Top Secret Court to Give Microsoft, Google Some of the Transparency They Have Been Fighting For

The Foreign Intelligence Surveillance Court (FISC) will permit Google and Microsoft to divulge details of their respective legal battles to have the gag order lifted on data requests made by federal agencies such as the National Security Agency.

CNET is reporting presiding FISC judge Reggie Walton told the Obama administration he plans to authorize the disclosure of “procedural information” about the cases by both firms if he receives presidential approval.

The acting assistant attorney general for national security, John Carlin, told CNet in a “submitted response” that neither Microsoft’s nor Google’s legal filings contain “information that is now classified, nor information that should be held under seal.”

This is a huge step for FISC, known as the U.S.’s top-secret court due to its handling of national security matters.

Google and Microsoft filed objections with the court after the government gave them the go-ahead earlier this month to divulge the number of national security-related requests they receive, but only if the information was grouped together with other data requests.

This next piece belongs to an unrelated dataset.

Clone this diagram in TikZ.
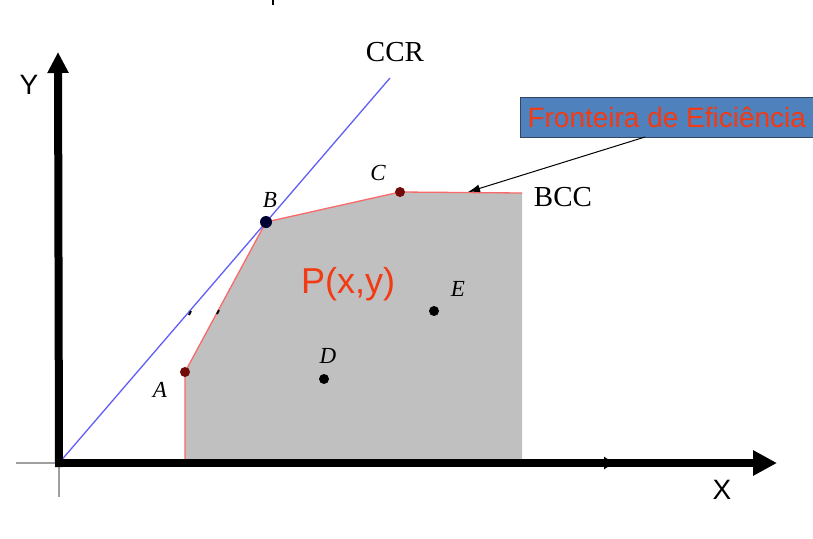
\documentclass[tikz,border=0pt]{standalone}
\usepackage{fontspec}
\setmainfont{Liberation Serif}
\newfontfamily\arialfont{Liberation Sans}
\usetikzlibrary{arrows.meta}

\definecolor{ccrblue}{RGB}{95,95,245}
\definecolor{frontred}{RGB}{250,105,105}
\definecolor{regiongray}{RGB}{192,192,192}
\definecolor{boxblue}{RGB}{79,129,189}
\definecolor{boxborder}{RGB}{50,70,100}
\definecolor{labelred}{RGB}{242,58,20}
\definecolor{dotred}{RGB}{115,10,10}

\tikzset{
  axis/.style={line width=8pt, line cap=rect},
  ptlabel/.style={font=\fontsize{23}{25}\selectfont\itshape},
  curvelabel/.style={font=\fontsize{29}{31}\selectfont},
  axislabel/.style={font=\arialfont\fontsize{28}{30}\selectfont},
}

\begin{document}
\begin{tikzpicture}[x=1pt,y=-1pt]
        \useasboundingbox (0,0) rectangle (813,538);
        \coordinate (O) at (59,463);
        \coordinate (Xtip) at (777,463);
        \coordinate (Ytip) at (58,52);
        \coordinate (A) at (185,372);
        \coordinate (B) at (266,222);
        \coordinate (C) at (400,192);
        \coordinate (D) at (324,379);
        \coordinate (E) at (434,311);
        \coordinate (LB) at (185,461);
        \coordinate (RT) at (522,193);
        \coordinate (RB) at (522,461);
        \coordinate (ccrend) at (390,78);

        % region P(x,y)
        \fill[regiongray] (LB) -- (A) -- (B) -- (C) -- (RT) -- (RB) -- cycle;
        \draw[frontred, line width=1.3pt] (LB) -- (A) -- (B) -- (C) -- (RT);

        % CCR frontier
        \draw[ccrblue, line width=1.3pt] (O) -- (ccrend);

        % axes
        \draw[gray!75, line width=2pt] (16,463) -- (O);
        \draw[gray!75, line width=2pt] (O) -- (59,497);
        \draw[line width=1pt, -{Latex[length=12pt,width=13pt]}] (O) -- (616,463);
        \draw[axis, -{Triangle[length=24pt,width=24pt]}] (O) -- (Xtip);
        \draw[axis, -{Triangle[length=21pt,width=20pt]}] (O) -- (Ytip);
        \draw[line width=2pt] (273,0) -- (273,5);

        \draw[line width=2pt] (189,315) -- (191,311);
        \draw[line width=2pt] (217,314) -- (219,310);

        % DMUs
        \fill[dotred] (A) circle (5);
        \fill[black!80!blue] (B) circle (6);
        \fill[dotred] (C) circle (5);
        \fill (D) circle (5);
        \fill (E) circle (5);

        \node[ptlabel] (labA) at (160,390) {A};
        \node[ptlabel] (labB) at (270,200) {B};
        \node[ptlabel] (labC) at (378,173) {C};
        \node[ptlabel] (labD) at (328,356) {D};
        \node[ptlabel] (labE) at (458,289) {E};

        \node[curvelabel] (ccr) at (395,52) {CCR};
        \node[curvelabel] (bcc) at (563,197) {BCC};
        \node[axislabel] (ylab) at (29,85) {Y};
        \node[axislabel] (xlab) at (722,490) {X};
        \node[font=\arialfont\fontsize{36}{38}\selectfont, text=labelred, anchor=base west, inner sep=0pt] (pxy) at (301,293) {P(x,y)};

        % label box and arrow
        \node[draw=boxborder, line width=1pt, fill=boxblue, text=labelred, anchor=west,
              minimum height=40pt, inner xsep=7pt, inner ysep=0pt,
              font=\arialfont\fontsize{28}{30}\selectfont] (front) at (520,117) {Fronteira de Eficiência};
        \coordinate (fstart) at (645,137);
        \coordinate (ftip) at (468,192);
        \draw[line width=1pt, -{Latex[length=12pt,width=8pt]}] (fstart) -- (ftip);
\end{tikzpicture}
\end{document}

Both firms said the court’s decision left a lot to be desired because grouping the information in with other requests effectively keeps the public in the dark.

The two companies have been seeking an increase in transparency since The Washington Post and The Guardian —which received top-secret information courtesy of National Security Agency (NSA) whistleblower Edward Snowden — published stories indicating Microsoft and Google, along with other top technology firms, willingly joined PRISM, an extensive government surveillance plan.

Although it has since come to light that the publications misinterpreted the documentation from Snowden, Microsoft and Google have both voiced concerns about how public perception of their companies has been affected.

In a court document, filed June 19, Google asked (FISC) for permission to go public with the total numbers of requests the company receives that are okayed by the court as well as the number of user accounts affected by those requests.

“Google’s reputation and business has been harmed by the false or misleading reports in the media and Google’s users are concerned by the allegations,” the filing reads. “Google must respond to such claims with more than generalities.”

Microsoft, described its nine-page court filing, published on Scribd Wednesday, as a bid to “correct the misimpression … that it provides the United States government with direct access to its servers and network infrastructure.”